------ DATASET CONTENT

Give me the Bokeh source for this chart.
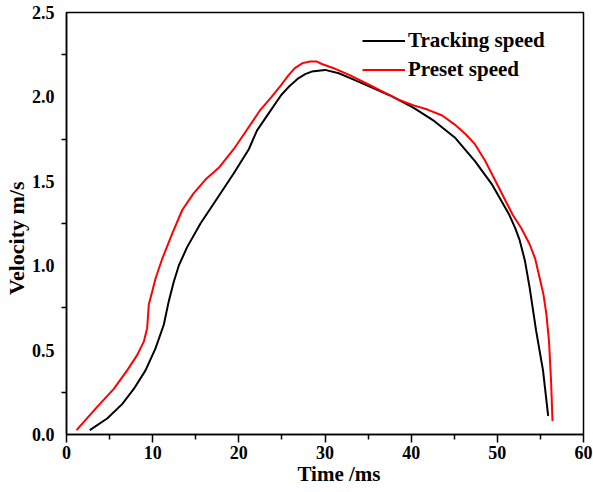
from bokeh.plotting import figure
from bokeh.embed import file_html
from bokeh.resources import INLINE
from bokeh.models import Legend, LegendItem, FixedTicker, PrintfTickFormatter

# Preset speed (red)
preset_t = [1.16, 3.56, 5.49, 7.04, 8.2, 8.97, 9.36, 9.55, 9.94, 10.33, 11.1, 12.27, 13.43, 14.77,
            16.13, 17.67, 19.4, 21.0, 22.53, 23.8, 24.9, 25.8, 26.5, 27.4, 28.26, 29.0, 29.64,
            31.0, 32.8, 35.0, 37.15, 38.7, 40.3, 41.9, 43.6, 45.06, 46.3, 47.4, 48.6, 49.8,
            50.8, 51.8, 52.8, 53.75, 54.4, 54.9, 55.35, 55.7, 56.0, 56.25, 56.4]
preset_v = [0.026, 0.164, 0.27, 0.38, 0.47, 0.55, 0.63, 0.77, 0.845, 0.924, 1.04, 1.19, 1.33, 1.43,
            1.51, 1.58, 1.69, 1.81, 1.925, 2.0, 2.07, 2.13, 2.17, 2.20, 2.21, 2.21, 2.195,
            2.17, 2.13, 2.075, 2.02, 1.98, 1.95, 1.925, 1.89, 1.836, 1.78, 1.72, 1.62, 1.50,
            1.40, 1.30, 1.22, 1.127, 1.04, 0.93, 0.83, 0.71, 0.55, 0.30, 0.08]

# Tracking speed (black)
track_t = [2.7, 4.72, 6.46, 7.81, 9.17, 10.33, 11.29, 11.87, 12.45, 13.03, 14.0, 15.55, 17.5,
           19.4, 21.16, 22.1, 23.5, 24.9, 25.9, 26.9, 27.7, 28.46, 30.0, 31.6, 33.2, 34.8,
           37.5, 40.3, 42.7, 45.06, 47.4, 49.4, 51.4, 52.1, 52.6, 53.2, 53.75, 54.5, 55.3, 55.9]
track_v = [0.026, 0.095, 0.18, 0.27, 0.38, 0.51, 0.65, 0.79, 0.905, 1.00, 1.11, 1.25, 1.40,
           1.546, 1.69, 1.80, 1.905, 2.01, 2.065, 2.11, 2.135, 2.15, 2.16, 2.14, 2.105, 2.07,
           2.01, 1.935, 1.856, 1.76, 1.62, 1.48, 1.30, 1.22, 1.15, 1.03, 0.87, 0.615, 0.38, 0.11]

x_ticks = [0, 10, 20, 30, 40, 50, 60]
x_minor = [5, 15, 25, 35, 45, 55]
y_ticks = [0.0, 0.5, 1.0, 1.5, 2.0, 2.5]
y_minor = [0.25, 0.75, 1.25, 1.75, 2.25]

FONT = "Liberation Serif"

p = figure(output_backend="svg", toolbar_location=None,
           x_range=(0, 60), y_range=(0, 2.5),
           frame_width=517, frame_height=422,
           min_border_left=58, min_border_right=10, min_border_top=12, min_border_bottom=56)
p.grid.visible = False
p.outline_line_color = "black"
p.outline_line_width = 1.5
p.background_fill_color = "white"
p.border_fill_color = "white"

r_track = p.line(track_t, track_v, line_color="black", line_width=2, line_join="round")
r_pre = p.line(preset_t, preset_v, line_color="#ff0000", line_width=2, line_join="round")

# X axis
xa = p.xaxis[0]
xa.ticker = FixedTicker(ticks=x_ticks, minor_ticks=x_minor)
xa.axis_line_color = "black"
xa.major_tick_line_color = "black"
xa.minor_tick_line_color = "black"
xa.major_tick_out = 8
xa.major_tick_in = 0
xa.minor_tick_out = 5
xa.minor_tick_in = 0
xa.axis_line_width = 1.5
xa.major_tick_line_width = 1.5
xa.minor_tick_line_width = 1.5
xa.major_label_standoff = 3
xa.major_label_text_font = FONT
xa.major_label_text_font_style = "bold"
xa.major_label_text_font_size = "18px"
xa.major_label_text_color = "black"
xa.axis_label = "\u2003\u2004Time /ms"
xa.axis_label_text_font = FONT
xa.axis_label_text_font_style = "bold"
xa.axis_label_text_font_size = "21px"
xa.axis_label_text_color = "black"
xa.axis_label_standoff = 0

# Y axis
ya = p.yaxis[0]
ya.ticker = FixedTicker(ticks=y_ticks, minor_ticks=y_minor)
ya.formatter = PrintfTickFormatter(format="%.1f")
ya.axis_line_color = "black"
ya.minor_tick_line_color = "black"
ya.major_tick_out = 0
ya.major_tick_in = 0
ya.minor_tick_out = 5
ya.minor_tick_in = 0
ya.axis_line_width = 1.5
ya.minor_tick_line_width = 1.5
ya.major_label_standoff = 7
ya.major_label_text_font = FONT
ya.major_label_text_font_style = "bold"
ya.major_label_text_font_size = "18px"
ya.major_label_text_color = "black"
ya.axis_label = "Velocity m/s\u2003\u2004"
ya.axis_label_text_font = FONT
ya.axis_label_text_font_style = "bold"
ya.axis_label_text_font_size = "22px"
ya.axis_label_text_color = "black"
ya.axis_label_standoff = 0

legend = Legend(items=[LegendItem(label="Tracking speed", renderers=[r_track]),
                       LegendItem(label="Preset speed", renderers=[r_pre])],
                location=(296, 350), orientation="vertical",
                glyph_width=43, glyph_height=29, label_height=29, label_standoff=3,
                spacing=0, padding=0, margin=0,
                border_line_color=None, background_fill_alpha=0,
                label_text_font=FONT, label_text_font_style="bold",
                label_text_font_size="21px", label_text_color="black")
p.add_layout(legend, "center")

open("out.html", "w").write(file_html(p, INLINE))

------------

DO THIS: Give back exactly the lines from the first line of the data through the line with "from bokeh.models import", pictures excluded.

OUTPUT OF THE EXERCISE:
Give me the Bokeh source for this chart.
from bokeh.plotting import figure
from bokeh.embed import file_html
from bokeh.resources import INLINE
from bokeh.models import Legend, LegendItem, FixedTicker, PrintfTickFormatter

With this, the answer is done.